The benefits of using mechanical methods of managing biomass, rather than burning-off in broad-acre grain farming, have also been demonstrated in the cane fields of Queensland where, prior to harvesting, the fields were traditionally burnt to remove undergrowth, unwanted foliage, and flush out the odd Taipan before the canecutters moved in. The ‘Burdekin snow’, flakes of carbon soot, was a harvest-time unwelcome visitor to the clotheslines of the locals, not to mention the smoke and effects on the eyes and lungs of the locals, and the working conditions of the canecutters. Much of this soot landed in the sea, and the soils were depleted of these carbon nutrients. In the early 1970s, green-cutting harvesting machines were introduced, with the rubbish shredded and dropped as ground cover to replenish carbon-rich nourishment, minimise wind and rain erosion, and improve the quality of runoff water impact on the Great Barrier Reef.
But Australia’s most devastating wildfires have occurred in the forests. Forestry is a waiting game. Investment in this essential industry is impeded because of the time it takes to grow the trees from planting to harvesting, when the lumber’s quality and quantity is measured, and sold, thirty or so years later. A forest fire can destroy the entire investment overnight.
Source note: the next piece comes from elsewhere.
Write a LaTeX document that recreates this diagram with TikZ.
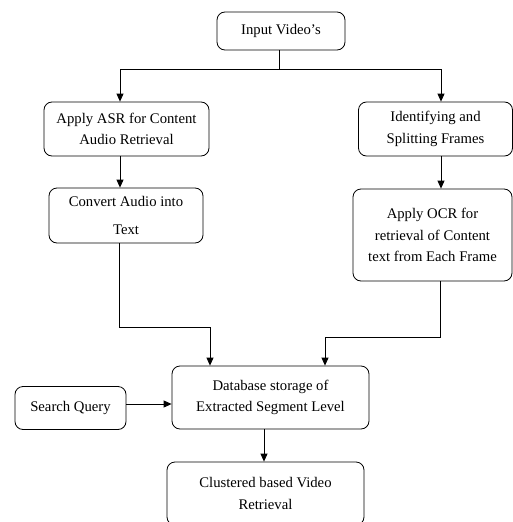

However, early this century, Uebergang also invented an automatic mechanical tree-pruning machine to efficiently remove the flammable moribund lower branches. In mechanically managing forests and taming the wildfires, the Uebergang tree-pruner offers a better way of minimising forest wildfires than seasonal ‘cool’ burning. Progressively pruning the moribund lower branches of a tree as it grows removes the flammable conduit for ground fires to rapidly spread into the canopy from where flares leap ahead and become uncontrollable. Progressive pruning to contain the knotty core to about 100 mm diameter has the added advantage of improving the quality and value of the straight-grain, knot-free timber that grows around it.
But, until recently, trees could only be pruned by hand. It takes a man one day to manually prune the lower storey of 100 trees using chain saws and pole saws. But Uebergang’s invention is an automatic mechanical pruner that can prune (and, importantly, reliably audit both quality and quantity) 2,000 trees in one 8-hour shift, and if necessary, work three shifts each day. A full-scale pruning head has been manufactured and successfully tested to prune, with mechanical precision, plantation trees, to revolutionise high-quality straight-grain, knot-free timber production and turn Australia from a net importer of timber and timber products to a net exporter. Pruning the lower storey helps mitigate forest fires by separating ground fires from the upper storey of the trees to prevent the spreading of fast-moving canopy flares and by improving access for fire-fighters and their equipment.
Mechanical methods to minimise the spread of fires thus offer the prospect of effectively controlling biomass and even preventing disastrous firestorms, thereby minimising the damage that otherwise would undoubtedly occur. Insurance companies should welcome such a risk-reduction initiative.
In the coming months – Australia’s fire season – it would be prudent to consider the contributions made by Colin Uebergang to the firefighting industry of Australia. The advantages offered by his mechanical inventions surely are beyond any doubt. These inventions could minimise the burning off practice and ensure the retention of carbon into the ground to aid the growing of plants.